El problema central del autonomismo (un problema que el ciudadano de calle capta de una manera intuitiva, sin tener que hacer muchos trapicheos mentales) es el siguiente: la imposibilidad, que hemos sufrido una y otra vez, de lograr un sistema político que garantice, dentro de España, la autonomía real de Cataluña. De la Constitución del 1978 se suele alabar su flexibilidad, su capacidad para ser un edificio suficientemenete grande como para encajar todo tipo de soluciones políticas. En realidad, esta elasticidad, tan grande que yo propongo que la bautizamos con el nombre de Constitución-chicle, es uno de sus máximos problemas. Dentro de la Constitución caben tantas posibilidades que, al fin y al cabo, el resultado que se impone depende de la correlación de fuerzas en el seno del garante último de la Constitución: el Tribunal Constitucional. Ahora bien, como es bastante evidente, los intereses catalanes siempre serán minoritarios en aquella institución. La forma de elección de sus miembros y la estructura política española, con dos grandes partidos cohesionados y el catalanismo independiente siempre jugando como un outsider, hacen imposible imaginar que el TC haga nunca de defensor real de la autonomía catalana ante cualquier tipo de descalabro político en el Estado.

Sí, no niego que, sobre el papel, la Constitución del 1978 se podría utilizar para crear una estructura verdaderamente federal. Aun así, una federación real, a la suiza o a la americana, sólo existe cuando todos sus miembros disfrutan de las mismas oportunidades de tener éxito en los conflictos que se plantean con el centro o con otros Estados de la federación. Una federación de verdad tiene una estructura interna equivalente a la de un dado no cargado: todas las caras tienen la misma probabilidad de salir. Este no es el caso español: la lotería toca de manera sesgada por un defecto de fabricación en origen.

Esta carencia de igualdad (y, por lo tanto, esta situación de desprotección de Cataluña) tiene consecuencias nefastas por todas partes: en el sistema de financiación; en el despliegue de los dos Estatutos aprobados hasta ahora; y, por supuesto, en el comportamiento de los catalanes, a los cuales, siempre en eterna minoría, sólo les queda la opción de mascullar, protestar y, cuando hay una buena conjunción astral (es decir, gobiernos minoritarios), practicar el deporte del pescado-al-cesto.
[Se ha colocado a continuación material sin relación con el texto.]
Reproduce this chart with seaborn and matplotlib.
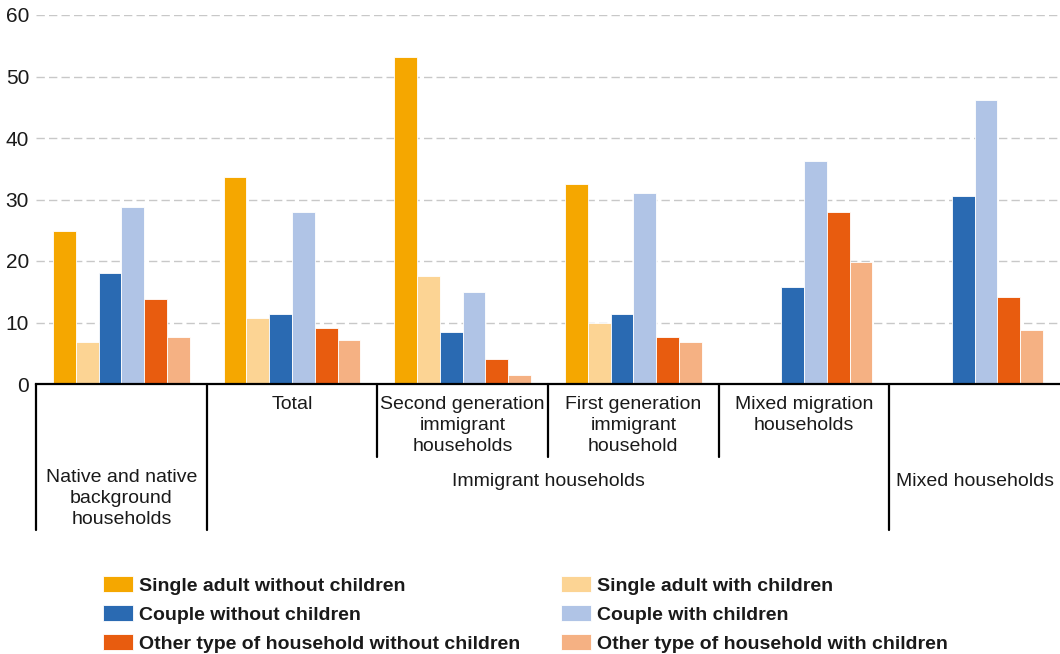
import matplotlib
matplotlib.use("Agg")
import matplotlib.pyplot as plt
import seaborn as sns
import pandas as pd
import numpy as np
from matplotlib import font_manager

# ---- data ----
groups = ["Native and native background households", "Total",
          "Second generation immigrant households", "First generation immigrant household",
          "Mixed migration households", "Mixed households"]
series = ["Single adult without children", "Single adult with children",
          "Couple without children", "Couple with children",
          "Other type of household without children", "Other type of household with children"]
single_without = [24.9, 33.7, 53.1, 32.5, np.nan, np.nan]
single_with = [6.9, 10.7, 17.6, 10.0, np.nan, np.nan]
couple_without = [18.0, 11.4, 8.4, 11.4, 15.7, 30.6]
couple_with = [28.7, 27.9, 14.9, 31.0, 36.3, 46.2]
other_without = [13.8, 9.1, 4.1, 7.6, 27.9, 14.1]
other_with = [7.6, 7.2, 1.5, 6.8, 19.9, 8.8]
yticks = [0, 10, 20, 30, 40, 50, 60]

row1_labels = ["Total", "Second generation\nimmigrant\nhouseholds",
               "First generation\nimmigrant\nhousehold", "Mixed migration\nhouseholds"]
row2_labels = ["Native and native\nbackground\nhouseholds", "Immigrant households", "Mixed households"]

colors = ["#F5A700", "#FCD494", "#2A6AB2", "#B0C4E6", "#E85C0F", "#F5B183"]

values = [single_without, single_with, couple_without, couple_with, other_without, other_with]
rows = []
for s, vals in zip(series, values):
    for g, v in zip(groups, vals):
        rows.append({"group": g, "series": s, "value": v})
df = pd.DataFrame(rows)

# ---- style ----
sns.set_theme(style="white")
names = {f.name for f in font_manager.fontManager.ttflist}
fam = "Liberation Sans Narrow" if "Liberation Sans Narrow" in names else "Liberation Sans"
plt.rcParams["font.family"] = [fam, "DejaVu Sans"]
txt = "#1a1a1a"

W, H = 1060, 654
fig = plt.figure(figsize=(W / 100, H / 100), dpi=100)
ax = fig.add_axes([36 / W, 1 - 384 / H, 1 - 36 / W, (384 - 15) / H])

sns.barplot(data=df, x="group", y="value", hue="series", order=groups,
            hue_order=series, palette=colors, ax=ax, width=0.8,
            edgecolor="white", linewidth=0.6, errorbar=None, saturation=1)

ax.set_xlim(-0.5, 5.5)
ax.set_ylim(0, 60)
ax.set_yticks(yticks)
ax.set_yticklabels([str(t) for t in yticks], fontsize=15, color=txt)
ax.tick_params(axis="y", length=0, pad=5)
ax.set_xticks([])
ax.set_xlabel("")
ax.set_ylabel("")
for sp in ["left", "right", "top"]:
    ax.spines[sp].set_visible(False)
ax.spines["bottom"].set_color("black")
ax.spines["bottom"].set_linewidth(1.6)
ax.yaxis.grid(True, color="#c8c8c8", linestyle=(0, (6, 3)), linewidth=1.0)
ax.set_axisbelow(True)

# hierarchical axis
tr = ax.get_xaxis_transform()
def ypx(p):
    return (384 - p) / 369.0

for x in [-0.5, 0.5, 4.5]:
    ax.plot([x, x], [0, ypx(530)], color="black", lw=1.6, transform=tr, clip_on=False)
for x in [1.5, 2.5, 3.5]:
    ax.plot([x, x], [0, ypx(457)], color="black", lw=1.6, transform=tr, clip_on=False)

fs = 14
ls = 1.3
for i, lab in enumerate(row1_labels):
    ax.text(i + 1, ypx(396), lab, transform=tr, ha="center", va="top",
            fontsize=fs, color=txt, linespacing=ls, multialignment="center")
ax.text(0, ypx(469), row2_labels[0], transform=tr, ha="center", va="top",
        fontsize=fs, color=txt, linespacing=ls, multialignment="center")
ax.text(2.5, ypx(481), row2_labels[1], transform=tr, ha="center", va="center",
        fontsize=fs, color=txt)
ax.text(5, ypx(481), row2_labels[2], transform=tr, ha="center", va="center",
        fontsize=fs, color=txt)

# legend (row-major order as in reference)
handles, labels = ax.get_legend_handles_labels()
order = [0, 2, 4, 1, 3, 5]
ax.get_legend().remove()
lfs = 14
leg = fig.legend([handles[i] for i in order], [labels[i] for i in order],
                 loc="upper left", bbox_to_anchor=(103 / W, 1 - 576 / H),
                 ncol=2, frameon=False,
                 prop={"weight": "bold", "size": lfs}, handlelength=1.55,
                 handleheight=0.9, handletextpad=0.3, labelspacing=0.52,
                 columnspacing=2.1, borderpad=0, borderaxespad=0)
for t in leg.get_texts():
    t.set_color(txt)

fig.savefig("out.png", dpi=100)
La editorial de la dignidad es el último ejemplo de este círculo vicioso en que vive instalado el país desde el siglo diecinueve: cómo los elementos institucionales nos vienen todos en contra, el único remedio que queda para convencer a los magistrados constitucionales es hacer grandes apelaciones al honor nacional, a un supuesto pactismo secular, a un acuerdo de gentlemen que tiene que permitir a la Piel de Toro durar unos años más.

Los autonomistas nos prometen que, con una sentencia del TC medianamente pasable, este rumor incesante, esta protesta constante, a veces sorda, a veces ruidosa, se acabarán, y que seremos normales. Lo dudo. Y yo diría que el catalanismo de la calle lo duda también. La historia de siempre no se acabará. Una vez pasada la sentencia, incluso la más favorable, Cataluña tendrá que continuar gastando todas sus energías en hacer cumplir, una por una, cada una de las cláusulas de un Estatuto inconcreto y borroso.

En una palabra, los autonomistas sólo nos ofrecen sangre, sudor y lágrimas. Está claro, esto valía para el mundo de nuestros abuelos. Pero, ¿ahora? ¿Hay que tragarse todo esto cuando hay tantas oportunidades fuera? ¿Quieren decir que nuestros autonomistas no se han quedado enjaulados en los discursos mentales que se inventaron hacia 1800 o, a lo sumo, en 1900?